2022-2055: The IRA will extend, expand, and modify the Section 45 PTC and the Section 38 ITC

Investment Tax Credit (ITC) Extension – Section 48: The IRA will extend the ITC for solar energy property and most other ITC-eligible property until the end of 2024, thereafter refer to Section 48E. Geothermal credit will be extended until 2035. The IRA will expand what is eligible for the ITC, including energy storage technology. ·

The base credit will be 6 percent if prevailing wage and apprenticeship requirements are not met or 30 percent (base credit multiplied by five) if prevailing wage and apprenticeship requirements are met.

Taxpayers will be eligible for an additional 10 percent ITC if certain domestic content requirements are met or if the project is located in an energy community.

Furthermore, there will be a potential 10 percent bonus credit for solar and wind facilities located in low-income communities. The 10 percent bonus will be increased to 20 percent for solar and wind facilities that are part of a qualified low-income residential building project or a low-income economic benefit project. The low-income bonus will be applied for and approved by the applicable secretary with an annual limit of 1.8GWac/year.

Production Tax Credit (PTC) Extension – Section 45: · The IRA will extend the renewable energy PTC until the end of 2024, after which the PTC will transition to technology-neutral. · This credit applies to the production of energy from solar, wind, geothermal, biomass and hydropower and other eligible projects. · The phasedown currently in place for wind energy is removed as of Jan. 1, 2022, permitting onshore and offshore wind projects to take the full value of the PTC for 2022, 2023 and 2024. ·

The base credit will be 0.3 cents per kWh, with a bonus credit of 1.5 cents per kWh (credit multiplied by five) if prevailing wage and apprenticeship requirements are met (with an exception to these requirements for small projects).

Taxpayers will be eligible for a bonus 10 percent PTC if certain domestic content requirements are met (adjusted percentage of generally 40 percent for most projects and 20 percent for offshore wind), or if the project is located in an energy community.

If eligible for both, taxpayers can benefit from both of these percentage increases. ·

2025-2032: The IRA will establish a technology-neutral PTC and ITC, i.e., the Clean Energy production Credit (Section 45Y) and the Clean Energy Investment Tax Credit (Section 48 E).

Technology-Neutral PTC and ITC – Section 45Y and 48E: Beginning in 2025, the traditional ITC and PTC will generally no longer apply.
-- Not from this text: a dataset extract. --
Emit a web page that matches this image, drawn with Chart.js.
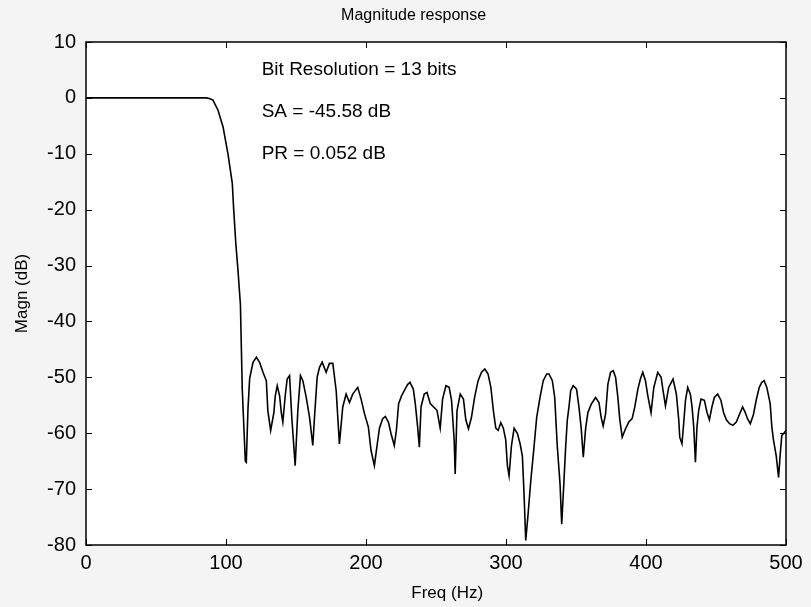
<!DOCTYPE html>
<html>
<head>
<meta charset="utf-8">
<script src="https://cdn.jsdelivr.net/npm/chart.js@4/dist/chart.umd.min.js"></script>
<style>
  html, body { margin: 0; padding: 0; background: #f4f4f4; }
  #wrap { width: 811px; height: 607px; }
</style>
</head>
<body>
<div id="wrap"><canvas id="magchart"></canvas></div>
<script>
// frequency axis (Hz) and magnitude (dB)
const freq = [0, 20, 40, 60, 80, 86, 88, 90.7, 94.3, 97.9, 101.4, 104.5, 105.5, 107, 108.6, 110.3, 111, 111.6, 112.6, 113.8, 114.5,
  115.7, 116.9, 119.3, 121.7, 124.0, 126.4, 128.8, 129.9, 131.9, 134.2, 135.2, 136.6, 138.3, 139.5, 140.6, 142.3, 143.7, 145.4, 147.0, 149.4,
  151.3, 153.2, 154.9, 157.3, 159.7, 162.0, 163.2, 165.1, 166.8, 168.7, 171.5, 173.9, 176.3, 178.7, 181.0, 183.4, 185.8, 188.2, 190.5, 194.1,
  196.5, 198.9, 201.7, 203.6, 206.0, 207.9, 209.6, 211.9, 213.8, 216.0, 217.9, 220.2, 221.7, 223.3, 225.4, 227.9, 229.7, 231.4, 233.8, 235.2,
  236.9, 238.1, 239.3, 241.6, 243.6, 245.9, 248.3, 250.7, 253.0, 254.7, 257.1, 259.4, 261.1, 263.0, 263.7, 265.0, 267.3, 269.6, 271.3, 273.2,
  275.3, 277.7, 280.1, 282.5, 284.9, 287.2, 289.2, 291.0, 292.7, 294.4, 296.3, 298.1, 299.8, 301.0, 302.2, 303.9, 305.8, 308.1, 310.0, 311.7,
  312.9, 314.1, 315.8, 317.7, 320.0, 321.9, 324.3, 326.6, 329.1, 330.7, 333.1, 334.8, 336.6, 338.6, 339.8, 341.4, 342.6, 343.8, 345.0, 346.2,
  348.0, 350.4, 352.1, 353.7, 355.2, 356.9, 358.5, 360.9, 364.0, 366.4, 368.0, 369.4, 371.1, 372.8, 374.7, 376.6, 378.3, 379.9, 381.3, 383.0,
  385.4, 387.7, 390.1, 392.0, 394.2, 396.1, 397.7, 399.6, 401.3, 403.6, 405.6, 408.4, 410.8, 412.2, 413.9, 416.2, 419.3, 421.7, 423.4, 424.1,
  425.7, 426.9, 428.2, 429.8, 431.7, 432.9, 434.1, 435.3, 436.4, 437.6, 439.3, 441.7, 443.6, 445.3, 447.1, 448.8, 451.2, 453.5, 455.4, 457.4,
  459.7, 462.1, 464.5, 466.8, 469.0, 470.9, 472.5, 474.5, 476.8, 478.7, 480.9, 482.7, 484.4, 486.3, 488.7, 489.9, 491.1, 493.0, 494.7, 495.9,
  497.0, 498.2, 500];
const magn = [0, 0, 0, 0, 0, 0, -0.1, -0.4, -2.2, -5.2, -10, -15.3, -20, -26, -31, -37, -45, -52, -58, -65, -65.2,
  -55.6, -50.2, -47.3, -46.4, -47.3, -49.1, -50.6, -56, -59.5, -56.3, -53.3, -51.5, -53.3, -56.3, -58, -53.3, -50.3, -49.7, -57.2, -65.8,
  -56, -49.7, -50.6, -53.6, -57.2, -62.2, -57.2, -50, -48.2, -47.3, -49.1, -47.5, -47.5, -52.4, -61.9, -55.3, -53, -54.5, -53, -51.8,
  -53.9, -56.5, -58.9, -63.1, -65.8, -62.2, -59.1, -57.4, -57, -58, -60.1, -62.2, -59.5, -54.7, -53.3, -52.1, -51.3, -50.9, -52.1, -54.7,
  -58.9, -62.5, -55.3, -53, -52.7, -54.7, -55.3, -55.9, -59.1, -53.9, -51.5, -51.8, -54.1, -61.3, -67.3, -56, -53, -53.9, -57.6, -59.2,
  -57.2, -53.4, -50.6, -49.1, -48.5, -49.4, -51.8, -56, -59.1, -59.5, -58.1, -59.1, -61.2, -65.8, -67.6, -62.2, -59.1, -60, -61.8, -64.1,
  -70.9, -79.2, -74.4, -68.5, -62.5, -57.2, -53.6, -50.6, -49.4, -49.4, -50.6, -53.6, -62.2, -69.1, -76.3, -68.5, -62.5, -57.6, -55.3, -52.4,
  -51.5, -52.1, -55.3, -59.1, -64.3, -59.1, -56.3, -54.8, -53.6, -54.5, -57.2, -58.7, -56.6, -51.2, -49.1, -48.8, -50, -53.6, -57.6, -60.7,
  -59.2, -58, -57.4, -55.3, -52.1, -50.2, -49.1, -50.6, -53.3, -56.3, -51.8, -49.1, -50, -52.4, -55.1, -51.8, -50.3, -53, -57.6, -60.7,
  -61.9, -58.3, -54.1, -51.8, -53, -55.3, -58.9, -65.2, -58.9, -56, -53.9, -54.1, -56.3, -57.6, -55.3, -53.6, -53, -54.1, -56.3, -57.6,
  -58.3, -58.6, -58, -56.6, -55.3, -56.3, -57.4, -58.3, -56.6, -54.1, -51.8, -50.9, -50.6, -51.8, -54.7, -58.9, -61.3, -64, -67.9, -63.7,
  -60.4, -60.1, -59.5];

const xTicks = [0, 100, 200, 300, 400, 500];
const yTicks = [10, 0, -10, -20, -30, -40, -50, -60, -70, -80];
const notes = ['Bit Resolution = 13 bits', 'SA = -45.58 dB', 'PR = 0.052 dB'];
const noteY = [5, -2.5, -10];
const titleText = 'Magnitude response';
const xLabel = 'Freq (Hz)';

const fam = '"Liberation Sans", Arial, sans-serif';

// grey figure background, white axes box, inward ticks, title and annotations
const matlabLook = {
  id: 'matlabLook',
  beforeDraw(chart) {
    const c = chart.ctx, a = chart.chartArea;
    c.save();
    c.fillStyle = '#f4f4f4';
    c.fillRect(0, 0, chart.width, chart.height);
    c.fillStyle = '#fff';
    c.fillRect(a.left, a.top, a.right - a.left, a.bottom - a.top);
    c.restore();
  },
  afterDraw(chart) {
    const c = chart.ctx, a = chart.chartArea;
    const xs = chart.scales.x, ys = chart.scales.y;
    c.save();
    c.strokeStyle = '#000';
    c.lineWidth = 1;
    c.beginPath();
    xTicks.forEach(v => {
      const px = Math.round(xs.getPixelForValue(v)) + 0.5;
      c.moveTo(px, a.bottom); c.lineTo(px, a.bottom - 6);
      c.moveTo(px, a.top); c.lineTo(px, a.top + 6);
    });
    yTicks.forEach(v => {
      const py = Math.round(ys.getPixelForValue(v)) + 0.5;
      c.moveTo(a.left, py); c.lineTo(a.left + 6, py);
      c.moveTo(a.right, py); c.lineTo(a.right - 6, py);
    });
    c.stroke();
    c.lineWidth = 1.5;
    c.strokeRect(a.left, a.top, a.right - a.left, a.bottom - a.top);

    c.fillStyle = '#000';
    c.textBaseline = 'middle';
    c.font = '19px ' + fam;
    notes.forEach((t, i) => {
      c.fillText(t, xs.getPixelForValue(125.5), ys.getPixelForValue(noteY[i]));
    });
    c.textAlign = 'center';
    c.font = '16px ' + fam;
    c.fillText(titleText, xs.getPixelForValue(234), a.top - 26);
    c.font = '17px ' + fam;
    c.fillText(xLabel, xs.getPixelForValue(258), a.bottom + 48);
    c.restore();
  }
};

const ctx = document.getElementById('magchart').getContext('2d');
const magChart = new Chart(ctx, {
  type: 'line',
  data: {
    datasets: [{
      data: freq.map((f, i) => ({x: f, y: magn[i]})),
      borderColor: '#000',
      borderWidth: 1.6,
      pointRadius: 0,
      fill: false,
      tension: 0
    }]
  },
  options: {
    responsive: true,
    maintainAspectRatio: false,
    animation: false,
    layout: {padding: {right: 25, left: 0, bottom: 0, top: 42}},
    plugins: {
      legend: {display: false},
      tooltip: {enabled: false},
      title: {display: false}
    },
    scales: {
      x: {
        type: 'linear',
        min: 0, max: 500,
        afterFit(s) { s.height = 62; },
        afterBuildTicks(s) { s.ticks = xTicks.map(v => ({value: v})); },
        grid: {display: false, drawTicks: false},
        border: {display: false},
        ticks: {color: '#000', padding: 6, maxRotation: 0, font: {family: fam, size: 20}}
      },
      y: {
        min: -80, max: 10,
        afterFit(s) { s.width = 86; },
        afterBuildTicks(s) { s.ticks = yTicks.map(v => ({value: v})); },
        grid: {display: false, drawTicks: false},
        border: {display: false},
        ticks: {color: '#000', padding: 10, font: {family: fam, size: 20}},
        title: {display: true, text: 'Magn (dB)', color: '#000', padding: {top: 12, bottom: 0}, font: {family: fam, size: 17}}
      }
    }
  },
  plugins: [matlabLook]
});
</script>
</body>
</html>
They will be replaced by new technology-neutral credits.

Eligibility for these credits generally requires that the facility’s greenhouse gas (GHG) emissions are no greater than zero.

The 45Y base credit value is 0.3 cents per kWh with a bonus credit (credit multiplied by five) if prevailing wage and apprenticeship requirements are met.

The 48E base credit value is 6 percent with a bonus credit (credit multiplied by five) if prevailing wage and apprenticeship requirements are met.

There will be a potential 10 percent bonus credit for energy communities and when domestic content requirements are met.

The applicable percentages to meet the domestic content requirements increase over time:

The adjusted percentage is 40 percent until 2025, 45 percent in 2025, 50 percent in 2026, and 55 percent after 2026.

The adjusted percentage for offshore wind facilities is 20 percent until 2025, 27.5 percent in 2025, 35 percent in 2026, 45 percent in 2027, and 55 percent after 2027.

These credits phase out in 2032, or when the Secretary of the Treasury determines that the annual GHG emissions are equal to or less than 25 percent of the emissions produced in 2022, whichever is earlier.